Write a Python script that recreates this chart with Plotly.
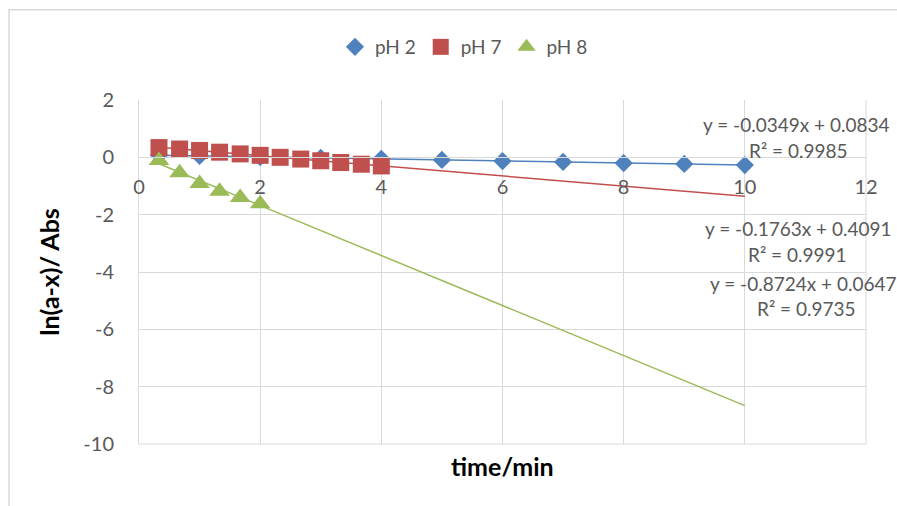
import numpy as np
import plotly.graph_objects as go

# ---- data ----
series_names = ["pH 2", "pH 7", "pH 8"]

ph2_time = [0.33, 1, 2, 3, 4, 5, 6, 7, 8, 9, 10]
ph2_val = [0.07, 0.05, 0.01, -0.02, -0.05, -0.09, -0.13, -0.16, -0.20, -0.23, -0.27]

ph7_time = [0.33, 0.67, 1, 1.33, 1.67, 2, 2.33, 2.67, 3, 3.33, 3.67, 4]
ph7_val = [0.34, 0.29, 0.24, 0.18, 0.12, 0.07, 0.0, -0.06, -0.12, -0.18, -0.24, -0.30]

ph8_time = [0.33, 0.67, 1, 1.33, 1.67, 2]
ph8_val = [-0.11, -0.54, -0.91, -1.18, -1.40, -1.62]

# linear trendline coefficients (as printed on chart)
slopes = [-0.0349, -0.1763, -0.8724]
intercepts = [0.0834, 0.4091, 0.0647]
r_squared = ["0.9985", "0.9991", "0.9735"]
trend_start = 0.33
trend_end = 10

x_ticks = [0, 2, 4, 6, 8, 10, 12]
y_ticks = [2, 0, -2, -4, -6, -8, -10]

colors = ["#4F81BD", "#C0504D", "#9BBB59"]
symbols = ["diamond", "square", "triangle-up"]
sizes = [14, 17, 18]
FONT = "Lato, 'Open Sans', sans-serif"
GREY = "#595959"

fig = go.Figure()

all_x = [ph2_time, ph7_time, ph8_time]
all_y = [ph2_val, ph7_val, ph8_val]

# trendlines first (under markers)
for i in range(3):
    tx = np.array([trend_start, trend_end])
    ty = slopes[i] * tx + intercepts[i]
    fig.add_trace(go.Scatter(x=tx, y=ty, mode="lines",
                             line=dict(color=colors[i], width=1.5),
                             showlegend=False, hoverinfo="skip"))

for i in range(3):
    fig.add_trace(go.Scatter(x=all_x[i], y=all_y[i], mode="markers", name=series_names[i],
                             marker=dict(symbol=symbols[i], size=sizes[i], color=colors[i],
                                         line=dict(width=0))))

# equation labels
ann_pos = [
    ((10.86, 1.13), (10.89, 0.25)),
    ((10.88, -2.47), (10.87, -3.38)),
    ((9.40, -4.39), (11.01, -5.27)),
]
for i in range(3):
    (ex, ey), (rx, ry) = ann_pos[i]
    sign = "+" if intercepts[i] >= 0 else "-"
    eq = f"y = {slopes[i]:.4f}x {sign} {abs(intercepts[i]):.4f}"
    fig.add_annotation(x=ex, y=ey, xref="x", yref="y", text=eq, showarrow=False,
                       xanchor="left" if i == 2 else "center",
                       font=dict(family=FONT, size=19, color=GREY))
    fig.add_annotation(x=rx, y=ry, xref="x", yref="y", text=f"R² = {r_squared[i]}",
                       showarrow=False, font=dict(family=FONT, size=19, color=GREY))

# chart outer frame
fig.add_shape(type="rect", xref="paper", yref="paper",
              x0=-0.1788, y0=-1.0, x1=2.0, y1=1.262,
              line=dict(color="#D9D9D9", width=1.5), fillcolor="rgba(0,0,0,0)", layer="below")

fig.update_layout(
    width=897, height=506,
    margin=dict(l=139, r=31, t=100, b=62, autoexpand=False),
    paper_bgcolor="white", plot_bgcolor="white",
    font=dict(family=FONT, color=GREY, size=20),
    legend=dict(orientation="h", x=0.447, xanchor="center",
                yref="container", y=1 - 47 / 506, yanchor="middle",
                bgcolor="rgba(0,0,0,0)",
                font=dict(family=FONT, size=19, color=GREY), itemwidth=30,
                tracegroupgap=0),
    xaxis=dict(range=[0, 12], tickvals=x_ticks, ticktext=[str(v) for v in x_ticks],
               showgrid=True, gridcolor="#D9D9D9", gridwidth=1,
               zeroline=False, showline=True, linecolor="#D9D9D9", linewidth=1,
               anchor="free", position=10 / 12, ticks="", ticklabelstandoff=12,
               tickfont=dict(family=FONT, size=20, color=GREY)),
    yaxis=dict(range=[-10, 2], tickvals=y_ticks, ticktext=[str(v) for v in y_ticks],
               showgrid=True, gridcolor="#D9D9D9", gridwidth=1,
               zeroline=False, showline=True, linecolor="#D9D9D9", linewidth=1,
               ticks="", ticklabelstandoff=20,
               tickfont=dict(family=FONT, size=20, color=GREY),
               title=dict(text="<b>ln(a-x)/ Abs</b>", standoff=16,
                          font=dict(family=FONT, size=25, color="black"))),
    showlegend=True,
)

# x-axis title (axis is positioned at y=0, so place title below plot)
fig.add_annotation(x=0.5, y=-0.0626, xref="paper", yref="paper", yanchor="middle",
                   text="<b>time/min</b>", showarrow=False,
                   font=dict(family=FONT, size=25, color="black"))
# right and bottom border of plot area
fig.add_shape(type="line", xref="paper", yref="paper", x0=1, x1=1, y0=0, y1=1,
              line=dict(color="#D9D9D9", width=1), layer="below")
fig.add_shape(type="line", xref="paper", yref="paper", x0=0, x1=1, y0=0, y1=0,
              line=dict(color="#D9D9D9", width=1), layer="below")

fig.write_html("out.html")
###
> What you are asked to do
Return each line of the data, keeping its wording exact and omitting pictures.

> Result of this exercise
Write a Python script that recreates this chart with Plotly.
import numpy as np
import plotly.graph_objects as go

# ---- data ----
series_names = ["pH 2", "pH 7", "pH 8"]

ph2_time = [0.33, 1, 2, 3, 4, 5, 6, 7, 8, 9, 10]
ph2_val = [0.07, 0.05, 0.01, -0.02, -0.05, -0.09, -0.13, -0.16, -0.20, -0.23, -0.27]

ph7_time = [0.33, 0.67, 1, 1.33, 1.67, 2, 2.33, 2.67, 3, 3.33, 3.67, 4]
ph7_val = [0.34, 0.29, 0.24, 0.18, 0.12, 0.07, 0.0, -0.06, -0.12, -0.18, -0.24, -0.30]

ph8_time = [0.33, 0.67, 1, 1.33, 1.67, 2]
ph8_val = [-0.11, -0.54, -0.91, -1.18, -1.40, -1.62]

# linear trendline coefficients (as printed on chart)
slopes = [-0.0349, -0.1763, -0.8724]
intercepts = [0.0834, 0.4091, 0.0647]
r_squared = ["0.9985", "0.9991", "0.9735"]
trend_start = 0.33
trend_end = 10

x_ticks = [0, 2, 4, 6, 8, 10, 12]
y_ticks = [2, 0, -2, -4, -6, -8, -10]

colors = ["#4F81BD", "#C0504D", "#9BBB59"]
symbols = ["diamond", "square", "triangle-up"]
sizes = [14, 17, 18]
FONT = "Lato, 'Open Sans', sans-serif"
GREY = "#595959"

fig = go.Figure()

all_x = [ph2_time, ph7_time, ph8_time]
all_y = [ph2_val, ph7_val, ph8_val]

# trendlines first (under markers)
for i in range(3):
    tx = np.array([trend_start, trend_end])
    ty = slopes[i] * tx + intercepts[i]
    fig.add_trace(go.Scatter(x=tx, y=ty, mode="lines",
                             line=dict(color=colors[i], width=1.5),
                             showlegend=False, hoverinfo="skip"))

for i in range(3):
    fig.add_trace(go.Scatter(x=all_x[i], y=all_y[i], mode="markers", name=series_names[i],
                             marker=dict(symbol=symbols[i], size=sizes[i], color=colors[i],
                                         line=dict(width=0))))

# equation labels
ann_pos = [
    ((10.86, 1.13), (10.89, 0.25)),
    ((10.88, -2.47), (10.87, -3.38)),
    ((9.40, -4.39), (11.01, -5.27)),
]
for i in range(3):
    (ex, ey), (rx, ry) = ann_pos[i]
    sign = "+" if intercepts[i] >= 0 else "-"
    eq = f"y = {slopes[i]:.4f}x {sign} {abs(intercepts[i]):.4f}"
    fig.add_annotation(x=ex, y=ey, xref="x", yref="y", text=eq, showarrow=False,
                       xanchor="left" if i == 2 else "center",
                       font=dict(family=FONT, size=19, color=GREY))
    fig.add_annotation(x=rx, y=ry, xref="x", yref="y", text=f"R² = {r_squared[i]}",
                       showarrow=False, font=dict(family=FONT, size=19, color=GREY))

# chart outer frame
fig.add_shape(type="rect", xref="paper", yref="paper",
              x0=-0.1788, y0=-1.0, x1=2.0, y1=1.262,
              line=dict(color="#D9D9D9", width=1.5), fillcolor="rgba(0,0,0,0)", layer="below")

fig.update_layout(
    width=897, height=506,
    margin=dict(l=139, r=31, t=100, b=62, autoexpand=False),
    paper_bgcolor="white", plot_bgcolor="white",
    font=dict(family=FONT, color=GREY, size=20),
    legend=dict(orientation="h", x=0.447, xanchor="center",
                yref="container", y=1 - 47 / 506, yanchor="middle",
                bgcolor="rgba(0,0,0,0)",
                font=dict(family=FONT, size=19, color=GREY), itemwidth=30,
                tracegroupgap=0),
    xaxis=dict(range=[0, 12], tickvals=x_ticks, ticktext=[str(v) for v in x_ticks],
               showgrid=True, gridcolor="#D9D9D9", gridwidth=1,
               zeroline=False, showline=True, linecolor="#D9D9D9", linewidth=1,
               anchor="free", position=10 / 12, ticks="", ticklabelstandoff=12,
               tickfont=dict(family=FONT, size=20, color=GREY)),
    yaxis=dict(range=[-10, 2], tickvals=y_ticks, ticktext=[str(v) for v in y_ticks],
               showgrid=True, gridcolor="#D9D9D9", gridwidth=1,
               zeroline=False, showline=True, linecolor="#D9D9D9", linewidth=1,
               ticks="", ticklabelstandoff=20,
               tickfont=dict(family=FONT, size=20, color=GREY),
               title=dict(text="<b>ln(a-x)/ Abs</b>", standoff=16,
                          font=dict(family=FONT, size=25, color="black"))),
    showlegend=True,
)

# x-axis title (axis is positioned at y=0, so place title below plot)
fig.add_annotation(x=0.5, y=-0.0626, xref="paper", yref="paper", yanchor="middle",
                   text="<b>time/min</b>", showarrow=False,
                   font=dict(family=FONT, size=25, color="black"))
# right and bottom border of plot area
fig.add_shape(type="line", xref="paper", yref="paper", x0=1, x1=1, y0=0, y1=1,
              line=dict(color="#D9D9D9", width=1), layer="below")
fig.add_shape(type="line", xref="paper", yref="paper", x0=0, x1=1, y0=0, y1=0,
              line=dict(color="#D9D9D9", width=1), layer="below")

fig.write_html("out.html")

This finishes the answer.